The last great wave of Russian immigration subsided once incomes in Russia went from a paltry $100 a month to a more liveable $1000. With the price of oil hurtling lower, the fragile and inefficient Russian economy is in danger of another 1990s style collapse, and with it another wave of people suddenly discovering that it is their dream to become American citizens.

Oh, but what about Sergey Brin, the co-founder of Google? Well, of course some of these immigrants from the former Soviet Union have turned out to be model citizens and successful entrepreneurs. The United States can and should welcome selective immigration.

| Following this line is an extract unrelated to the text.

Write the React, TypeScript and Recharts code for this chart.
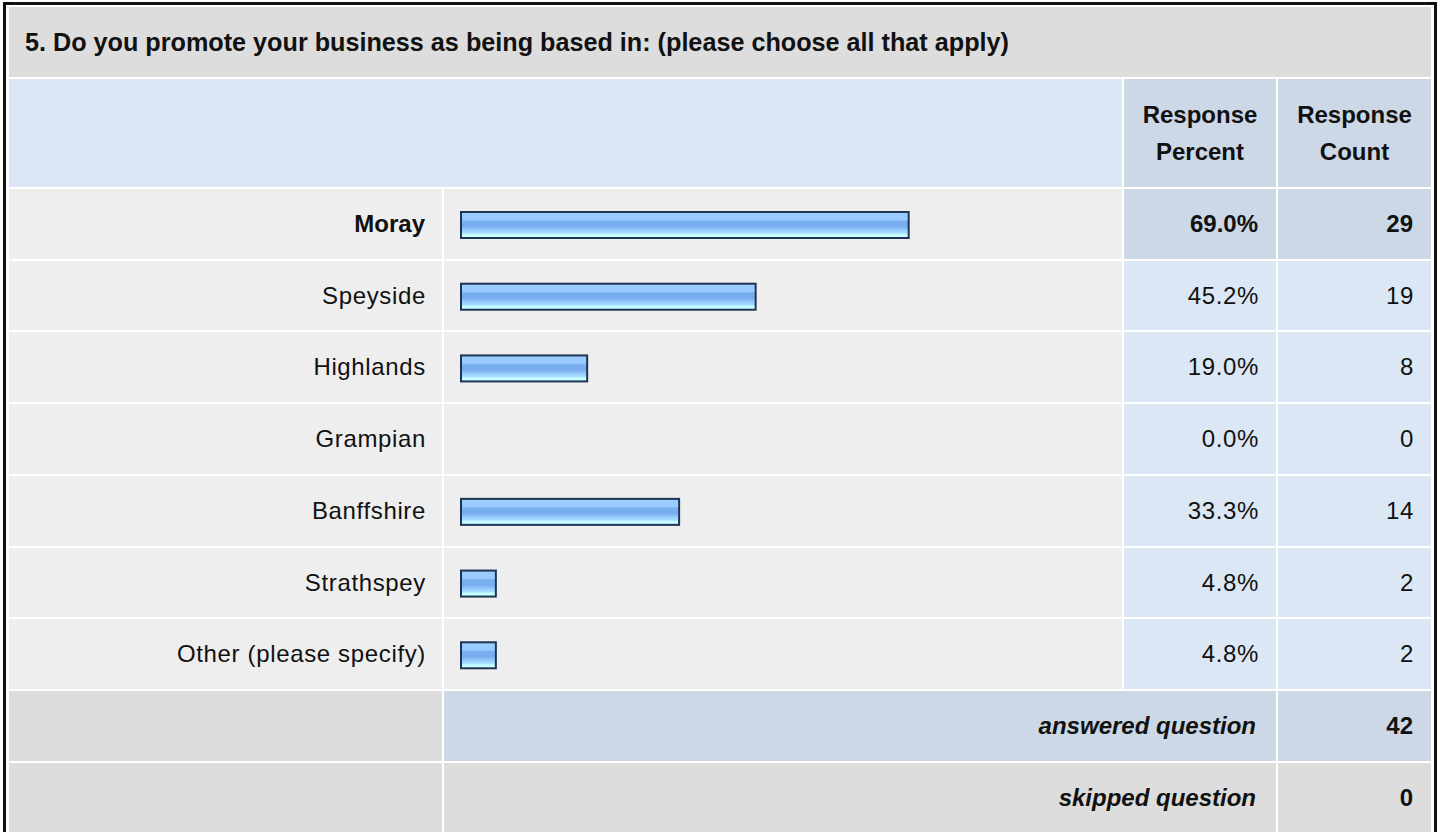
import React from 'react';
import { BarChart, Bar, XAxis, YAxis } from 'recharts';

const categories = ['Moray', 'Speyside', 'Highlands', 'Grampian', 'Banffshire', 'Strathspey', 'Other (please specify)'];
const percents = [69.0, 45.2, 19.0, 0.0, 33.3, 4.8, 4.8];
const counts = [29, 19, 8, 0, 14, 2, 2];
const answeredCount = 42;
const skippedCount = 0;
const title = '5. Do you promote your business as being based in: (please choose all that apply)';

const FONT = '"Liberation Sans", Arial, Helvetica, sans-serif';
const ROW_TOP = 189;
const PITCH = 71.7;
const GAP = 2;

// columns: label | bar | percent | count
const COL = {
  label: [9, 442],
  bar: [444, 1122],
  pct: [1124, 1276],
  count: [1278, 1431],
};

const rowTop = (i: number) => Math.round(ROW_TOP + i * PITCH);
const rowH = (i: number) => rowTop(i + 1) - GAP - rowTop(i);

const maxIdx = percents.indexOf(Math.max(...percents));

const data = categories.map((name, i) => ({ name, pct: percents[i] }));

const Cell: React.FC<{
  x: number[];
  top: number;
  h: number;
  bg: string;
  align?: 'left' | 'right' | 'center';
  pad?: number;
  style?: React.CSSProperties;
  children?: React.ReactNode;
}> = ({ x, top, h, bg, align = 'right', pad = 18, style, children }) => (
  <div
    style={{
      position: 'absolute',
      left: x[0],
      top,
      width: x[1] - x[0],
      height: h,
      background: bg,
      display: 'flex',
      alignItems: 'center',
      justifyContent: align === 'right' ? 'flex-end' : align === 'left' ? 'flex-start' : 'center',
      paddingLeft: align === 'left' ? pad : 0,
      paddingRight: align === 'right' ? pad : 0,
      boxSizing: 'border-box',
      fontSize: 24,
      color: '#111',
      textAlign: align,
      ...style,
    }}
  >
    {children}
  </div>
);

// regular text in the original renders a touch wider than Liberation Sans
const regular = (bold: boolean): React.CSSProperties =>
  bold ? { fontWeight: 'bold' } : { fontWeight: 'normal', letterSpacing: 0.65 };

const BarShape = (props: any) => {
  const { x, y, width, height, payload } = props;
  if (!payload || !payload.pct) return null;
  return (
    <rect
      x={x + 1}
      y={y + 1}
      width={width + 4}
      height={height - 2}
      fill="url(#barGrad)"
      stroke="#1e3455"
      strokeWidth={2}
    />
  );
};

export default function App() {
  const footTop = rowTop(categories.length);
  const skipTop = rowTop(categories.length + 1);
  return (
    <div
      style={{
        position: 'absolute',
        left: 0,
        top: 0,
        width: 1440,
        height: 832,
        overflow: 'hidden',
        background: '#fff',
        fontFamily: FONT,
      }}
    >
      {/* outer frame */}
      <div
        style={{
          position: 'absolute',
          left: 3,
          top: 2,
          width: 1434,
          height: 900,
          border: '3px solid #111',
          boxSizing: 'border-box',
        }}
      />

      {/* title */}
      <Cell x={[9, 1431]} top={7} h={70} bg="#dddddd" align="left" pad={16} style={{ fontWeight: 'bold', fontSize: 25.2 }}>
        {title}
      </Cell>

      {/* header */}
      <Cell x={[9, 1122]} top={79} h={108} bg="#dce7f5" />
      <Cell x={COL.pct} top={79} h={108} bg="#ccd8e6" align="center" style={{ fontWeight: 'bold', lineHeight: '37px' }}>
        Response
        <br />
        Percent
      </Cell>
      <Cell x={COL.count} top={79} h={108} bg="#ccd8e6" align="center" style={{ fontWeight: 'bold', lineHeight: '37px' }}>
        Response
        <br />
        Count
      </Cell>

      {/* data rows */}
      {categories.map((c, i) => {
        const top = rowTop(i);
        const h = rowH(i);
        const hi = i === maxIdx;
        const side = hi ? '#ccd8e6' : '#dce7f5';
        const pad = hi ? 18 : 17;
        return (
          <React.Fragment key={c}>
            <Cell x={COL.label} top={top} h={h} bg="#eeeeee" pad={hi ? 17 : 16} style={regular(hi)}>
              {c}
            </Cell>
            <Cell x={COL.bar} top={top} h={h} bg="#eeeeee" />
            <Cell x={COL.pct} top={top} h={h} bg={side} pad={pad} style={regular(hi)}>
              {percents[i].toFixed(1)}%
            </Cell>
            <Cell x={COL.count} top={top} h={h} bg={side} pad={pad} style={regular(hi)}>
              {counts[i]}
            </Cell>
          </React.Fragment>
        );
      })}

      {/* footer rows */}
      <Cell x={COL.label} top={footTop} h={skipTop - GAP - footTop} bg="#dddddd" />
      <Cell x={[COL.bar[0], COL.pct[1]]} top={footTop} h={skipTop - GAP - footTop} bg="#ccd8e6" pad={20} style={{ fontWeight: 'bold', fontStyle: 'italic' }}>
        answered question
      </Cell>
      <Cell x={COL.count} top={footTop} h={skipTop - GAP - footTop} bg="#ccd8e6" style={{ fontWeight: 'bold' }}>
        {answeredCount}
      </Cell>
      <Cell x={COL.label} top={skipTop} h={70} bg="#dddddd" />
      <Cell x={[COL.bar[0], COL.pct[1]]} top={skipTop} h={70} bg="#dddddd" pad={20} style={{ fontWeight: 'bold', fontStyle: 'italic' }}>
        skipped question
      </Cell>
      <Cell x={COL.count} top={skipTop} h={70} bg="#dddddd" style={{ fontWeight: 'bold' }}>
        {skippedCount}
      </Cell>

      {/* bars */}
      <div style={{ position: 'absolute', left: COL.bar[0], top: ROW_TOP }}>
        <BarChart
          width={COL.bar[1] - COL.bar[0]}
          height={Math.round(PITCH * categories.length)}
          data={data}
          layout="vertical"
          margin={{ top: 0, right: 19, left: 16, bottom: 0 }}
        >
          <defs>
            <linearGradient id="barGrad" x1="0" y1="0" x2="0" y2="1">
              <stop offset="0%" stopColor="#9dceff" />
              <stop offset="30%" stopColor="#99caff" />
              <stop offset="36%" stopColor="#78aef0" />
              <stop offset="56%" stopColor="#78aef0" />
              <stop offset="66%" stopColor="#90c3fa" />
              <stop offset="80%" stopColor="#a8dcff" />
              <stop offset="88%" stopColor="#c6ffff" />
              <stop offset="100%" stopColor="#c6ffff" />
            </linearGradient>
          </defs>
          <XAxis type="number" domain={[0, 100]} hide />
          <YAxis type="category" dataKey="name" hide />
          <Bar dataKey="pct" barSize={28} shape={BarShape} isAnimationActive={false} />
        </BarChart>
      </div>
    </div>
  );
}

The key word here is “selective.” Becoming a U.S. citizen (or legal resident) should be an honor and an opportunity we grant solely to those people eager and willing to make a positive contribution to our society and who regard that opportunity with the respect it deserves.

We should learn a lesson from our earlier open doors policies that not all immigrants are going to benefit America or respect its laws and values. And that should be the litmus test, that granting them entry benefits the United States, without concern for whether it is something beneficial for people to whom we have no duties or obligations. Otherwise we eventually risk national bankruptcy, financial and moral.